### PROBLEM REQUIREMENTS
Below is a listing; write it out exactly and drop any images from it.

### DATA EXCERPT
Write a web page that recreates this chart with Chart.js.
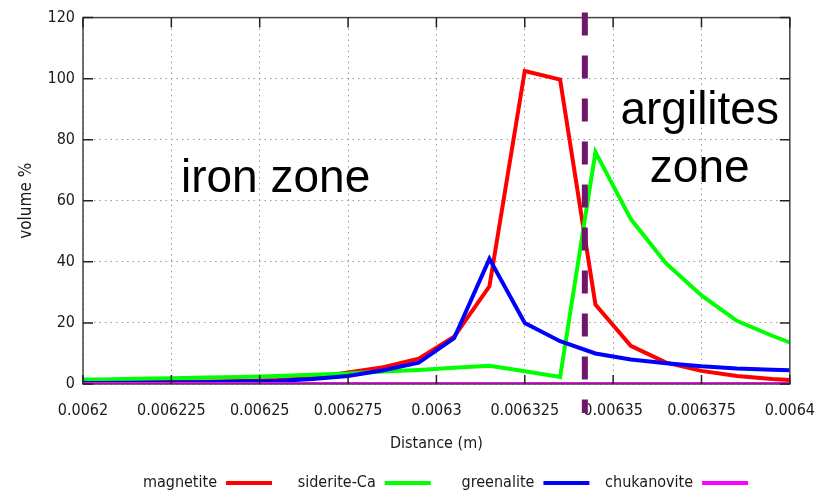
<!DOCTYPE html>
<html>
<head>
<meta charset="utf-8">
<script src="https://cdn.jsdelivr.net/npm/chart.js@4"></script>
<style>
  html, body { margin: 0; padding: 0; background: #fff; }
  #wrap { width: 832px; height: 495px; }
</style>
</head>
<body>
<div id="wrap"><canvas id="chart" width="832" height="495"></canvas></div>
<script>
// distance (m) of each sample
const distance = [0.0062, 0.006205, 0.006215, 0.006225, 0.006235, 0.006245, 0.006255, 0.006265,
  0.006275, 0.006285, 0.006295, 0.006305, 0.006315, 0.006325, 0.006335, 0.006345, 0.006355,
  0.006365, 0.006375, 0.006385, 0.006395, 0.0064];

const magnetite   = [0.5, 0.5, 0.6, 0.7, 0.8, 1.0, 1.3, 2.0, 3.8, 5.5, 8.3, 15.5, 32, 102.5, 99.7, 26, 12.5, 7, 4.3, 2.6, 1.6, 1.3];
const sideriteCa  = [1.5, 1.5, 1.7, 1.9, 2.1, 2.3, 2.6, 3.0, 3.4, 4.1, 4.6, 5.3, 6.0, 4.2, 2.3, 76, 54, 39.5, 29, 20.7, 15.8, 13.6];
const greenalite  = [0.3, 0.3, 0.4, 0.5, 0.6, 0.8, 1.0, 1.6, 2.6, 4.5, 7, 15, 41, 20, 14, 10, 8, 6.8, 5.8, 5.1, 4.7, 4.5];
const chukanovite = [0, 0, 0, 0, 0, 0, 0, 0, 0, 0, 0, 0, 0, 0, 0, 0, 0, 0, 0, 0, 0, 0];

const seriesNames  = ['magnetite', 'siderite-Ca', 'greenalite', 'chukanovite'];
const seriesColors = ['#ff0000', '#00ff00', '#0000ff', '#ff00ff'];

const xTickValues = [0.0062, 0.006225, 0.00625, 0.006275, 0.0063, 0.006325, 0.00635, 0.006375, 0.0064];
const xTickLabels = ['0.0062', '0.006225', '0.00625', '0.006275', '0.0063', '0.006325', '0.00635', '0.006375', '0.0064'];

const boundaryX = 0.006342;   // iron / argilites boundary

const tickFont = { family: '"DejaVu Sans Condensed", "DejaVu Sans", sans-serif', size: 16 };
const textColor = '#1a1a1a';

function toPoints(values) {
    return values.map((v, i) => ({ x: distance[i], y: v }));
}

const allSeries = [magnetite, sideriteCa, greenalite, chukanovite];

const datasets = allSeries.map((values, i) => ({
    label: seriesNames[i],
    data: toPoints(values),
    borderColor: seriesColors[i],
    backgroundColor: seriesColors[i],
    borderWidth: 4,
    pointRadius: 0,
    tension: 0,
    order: allSeries.length - i
}));

// frame, mirrored ticks, zone line, labels, legend
const decorations = {
    id: 'decorations',
    afterDatasetsDraw(chart) {
        const { ctx, chartArea: a, scales: { x, y } } = chart;
        ctx.save();

        // frame
        ctx.strokeStyle = '#444';
        ctx.lineWidth = 1.5;
        ctx.strokeRect(a.left, a.top, a.right - a.left, a.bottom - a.top);

        // inward ticks on all four sides
        ctx.strokeStyle = '#222';
        ctx.beginPath();
        y.ticks.forEach(t => {
            const py = y.getPixelForValue(t.value);
            ctx.moveTo(a.left, py); ctx.lineTo(a.left + 10, py);
            ctx.moveTo(a.right, py); ctx.lineTo(a.right - 10, py);
        });
        x.ticks.forEach(t => {
            const px = x.getPixelForValue(t.value);
            ctx.moveTo(px, a.bottom); ctx.lineTo(px, a.bottom - 9);
            ctx.moveTo(px, a.top); ctx.lineTo(px, a.top + 10);
        });
        ctx.stroke();

        // dashed boundary
        const bx = x.getPixelForValue(boundaryX);
        ctx.strokeStyle = '#70166b';
        ctx.lineWidth = 6;
        ctx.setLineDash([23, 20]);
        ctx.beginPath();
        ctx.moveTo(bx, a.top - 5);
        ctx.lineTo(bx, a.bottom + 29);
        ctx.stroke();
        ctx.setLineDash([]);

        // zone labels
        ctx.fillStyle = '#000';
        ctx.font = '46px "Liberation Sans", Arial, sans-serif';
        ctx.textAlign = 'center';
        ctx.textBaseline = 'alphabetic';
        ctx.fillText('iron zone', x.getPixelForValue(0.0062545), y.getPixelForValue(62.8));
        ctx.fillText('argilites', x.getPixelForValue(0.0063745), y.getPixelForValue(85));
        ctx.fillText('zone', x.getPixelForValue(0.0063745), y.getPixelForValue(66.2));

        // legend: text then line sample
        ctx.font = '16px "DejaVu Sans Condensed", "DejaVu Sans", sans-serif';
        ctx.textAlign = 'right';
        ctx.textBaseline = 'middle';
        const legendY = 483;
        seriesNames.forEach((name, i) => {
            const textEnd = 217 + i * 158.7;
            ctx.fillStyle = textColor;
            ctx.fillText(name, textEnd, legendY);
            ctx.strokeStyle = seriesColors[i];
            ctx.lineWidth = 4;
            ctx.beginPath();
            ctx.moveTo(textEnd + 9, legendY);
            ctx.lineTo(textEnd + 55, legendY);
            ctx.stroke();
        });

        ctx.restore();
    }
};

new Chart(document.getElementById('chart'), {
    type: 'line',
    data: { datasets },
    options: {
        responsive: false,
        animation: false,
        layout: { padding: { left: 0, right: 41, top: 13, bottom: 0 } },
        plugins: {
            legend: { display: false },
            tooltip: { enabled: false }
        },
        scales: {
            x: {
                type: 'linear',
                min: 0.0062,
                max: 0.0064,
                afterBuildTicks: scale => {
                    scale.ticks = xTickValues.map(v => ({ value: v }));
                },
                afterFit: scale => { scale.height = 111; },
                ticks: {
                    callback: (value, index) => xTickLabels[index],
                    font: tickFont,
                    color: textColor,
                    padding: 17,
                    maxRotation: 0,
                    autoSkip: false
                },
                grid: { color: '#999', lineWidth: 1, drawTicks: false },
                border: { display: false, dash: [1.5, 4] },
                title: {
                    display: true,
                    text: 'Distance (m)',
                    font: { family: tickFont.family, size: 16 },
                    color: textColor,
                    padding: { top: 0, bottom: 42 }
                }
            },
            y: {
                min: 0,
                max: 120,
                afterFit: scale => { scale.width = 83; },
                ticks: {
                    stepSize: 20,
                    font: tickFont,
                    color: textColor,
                    padding: 8
                },
                grid: { color: '#999', lineWidth: 1, drawTicks: false },
                border: { display: false, dash: [1.5, 4] },
                title: {
                    display: true,
                    text: 'volume %',
                    font: { family: tickFont.family, size: 17 },
                    color: textColor,
                    padding: { top: 16, bottom: 16 }
                }
            }
        }
    },
    plugins: [decorations]
});
</script>
</body>
</html>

### TASK ANSWER
Write a web page that recreates this chart with Chart.js.
<!DOCTYPE html>
<html>
<head>
<meta charset="utf-8">
<script src="https://cdn.jsdelivr.net/npm/chart.js@4"></script>
<style>
  html, body { margin: 0; padding: 0; background: #fff; }
  #wrap { width: 832px; height: 495px; }
</style>
</head>
<body>
<div id="wrap"><canvas id="chart" width="832" height="495"></canvas></div>
<script>
// distance (m) of each sample
const distance = [0.0062, 0.006205, 0.006215, 0.006225, 0.006235, 0.006245, 0.006255, 0.006265,
  0.006275, 0.006285, 0.006295, 0.006305, 0.006315, 0.006325, 0.006335, 0.006345, 0.006355,
  0.006365, 0.006375, 0.006385, 0.006395, 0.0064];

const magnetite   = [0.5, 0.5, 0.6, 0.7, 0.8, 1.0, 1.3, 2.0, 3.8, 5.5, 8.3, 15.5, 32, 102.5, 99.7, 26, 12.5, 7, 4.3, 2.6, 1.6, 1.3];
const sideriteCa  = [1.5, 1.5, 1.7, 1.9, 2.1, 2.3, 2.6, 3.0, 3.4, 4.1, 4.6, 5.3, 6.0, 4.2, 2.3, 76, 54, 39.5, 29, 20.7, 15.8, 13.6];
const greenalite  = [0.3, 0.3, 0.4, 0.5, 0.6, 0.8, 1.0, 1.6, 2.6, 4.5, 7, 15, 41, 20, 14, 10, 8, 6.8, 5.8, 5.1, 4.7, 4.5];
const chukanovite = [0, 0, 0, 0, 0, 0, 0, 0, 0, 0, 0, 0, 0, 0, 0, 0, 0, 0, 0, 0, 0, 0];

const seriesNames  = ['magnetite', 'siderite-Ca', 'greenalite', 'chukanovite'];
const seriesColors = ['#ff0000', '#00ff00', '#0000ff', '#ff00ff'];

const xTickValues = [0.0062, 0.006225, 0.00625, 0.006275, 0.0063, 0.006325, 0.00635, 0.006375, 0.0064];
const xTickLabels = ['0.0062', '0.006225', '0.00625', '0.006275', '0.0063', '0.006325', '0.00635', '0.006375', '0.0064'];

const boundaryX = 0.006342;   // iron / argilites boundary

const tickFont = { family: '"DejaVu Sans Condensed", "DejaVu Sans", sans-serif', size: 16 };
const textColor = '#1a1a1a';

function toPoints(values) {
    return values.map((v, i) => ({ x: distance[i], y: v }));
}

const allSeries = [magnetite, sideriteCa, greenalite, chukanovite];

const datasets = allSeries.map((values, i) => ({
    label: seriesNames[i],
    data: toPoints(values),
    borderColor: seriesColors[i],
    backgroundColor: seriesColors[i],
    borderWidth: 4,
    pointRadius: 0,
    tension: 0,
    order: allSeries.length - i
}));

// frame, mirrored ticks, zone line, labels, legend
const decorations = {
    id: 'decorations',
    afterDatasetsDraw(chart) {
        const { ctx, chartArea: a, scales: { x, y } } = chart;
        ctx.save();

        // frame
        ctx.strokeStyle = '#444';
        ctx.lineWidth = 1.5;
        ctx.strokeRect(a.left, a.top, a.right - a.left, a.bottom - a.top);

        // inward ticks on all four sides
        ctx.strokeStyle = '#222';
        ctx.beginPath();
        y.ticks.forEach(t => {
            const py = y.getPixelForValue(t.value);
            ctx.moveTo(a.left, py); ctx.lineTo(a.left + 10, py);
            ctx.moveTo(a.right, py); ctx.lineTo(a.right - 10, py);
        });
        x.ticks.forEach(t => {
            const px = x.getPixelForValue(t.value);
            ctx.moveTo(px, a.bottom); ctx.lineTo(px, a.bottom - 9);
            ctx.moveTo(px, a.top); ctx.lineTo(px, a.top + 10);
        });
        ctx.stroke();

        // dashed boundary
        const bx = x.getPixelForValue(boundaryX);
        ctx.strokeStyle = '#70166b';
        ctx.lineWidth = 6;
        ctx.setLineDash([23, 20]);
        ctx.beginPath();
        ctx.moveTo(bx, a.top - 5);
        ctx.lineTo(bx, a.bottom + 29);
        ctx.stroke();
        ctx.setLineDash([]);

        // zone labels
        ctx.fillStyle = '#000';
        ctx.font = '46px "Liberation Sans", Arial, sans-serif';
        ctx.textAlign = 'center';
        ctx.textBaseline = 'alphabetic';
        ctx.fillText('iron zone', x.getPixelForValue(0.0062545), y.getPixelForValue(62.8));
        ctx.fillText('argilites', x.getPixelForValue(0.0063745), y.getPixelForValue(85));
        ctx.fillText('zone', x.getPixelForValue(0.0063745), y.getPixelForValue(66.2));

        // legend: text then line sample
        ctx.font = '16px "DejaVu Sans Condensed", "DejaVu Sans", sans-serif';
        ctx.textAlign = 'right';
        ctx.textBaseline = 'middle';
        const legendY = 483;
        seriesNames.forEach((name, i) => {
            const textEnd = 217 + i * 158.7;
            ctx.fillStyle = textColor;
            ctx.fillText(name, textEnd, legendY);
            ctx.strokeStyle = seriesColors[i];
            ctx.lineWidth = 4;
            ctx.beginPath();
            ctx.moveTo(textEnd + 9, legendY);
            ctx.lineTo(textEnd + 55, legendY);
            ctx.stroke();
        });

        ctx.restore();
    }
};

new Chart(document.getElementById('chart'), {
    type: 'line',
    data: { datasets },
    options: {
        responsive: false,
        animation: false,
        layout: { padding: { left: 0, right: 41, top: 13, bottom: 0 } },
        plugins: {
            legend: { display: false },
            tooltip: { enabled: false }
        },
        scales: {
            x: {
                type: 'linear',
                min: 0.0062,
                max: 0.0064,
                afterBuildTicks: scale => {
                    scale.ticks = xTickValues.map(v => ({ value: v }));
                },
                afterFit: scale => { scale.height = 111; },
                ticks: {
                    callback: (value, index) => xTickLabels[index],
                    font: tickFont,
                    color: textColor,
                    padding: 17,
                    maxRotation: 0,
                    autoSkip: false
                },
                grid: { color: '#999', lineWidth: 1, drawTicks: false },
                border: { display: false, dash: [1.5, 4] },
                title: {
                    display: true,
                    text: 'Distance (m)',
                    font: { family: tickFont.family, size: 16 },
                    color: textColor,
                    padding: { top: 0, bottom: 42 }
                }
            },
            y: {
                min: 0,
                max: 120,
                afterFit: scale => { scale.width = 83; },
                ticks: {
                    stepSize: 20,
                    font: tickFont,
                    color: textColor,
                    padding: 8
                },
                grid: { color: '#999', lineWidth: 1, drawTicks: false },
                border: { display: false, dash: [1.5, 4] },
                title: {
                    display: true,
                    text: 'volume %',
                    font: { family: tickFont.family, size: 17 },
                    color: textColor,
                    padding: { top: 16, bottom: 16 }
                }
            }
        }
    },
    plugins: [decorations]
});
</script>
</body>
</html>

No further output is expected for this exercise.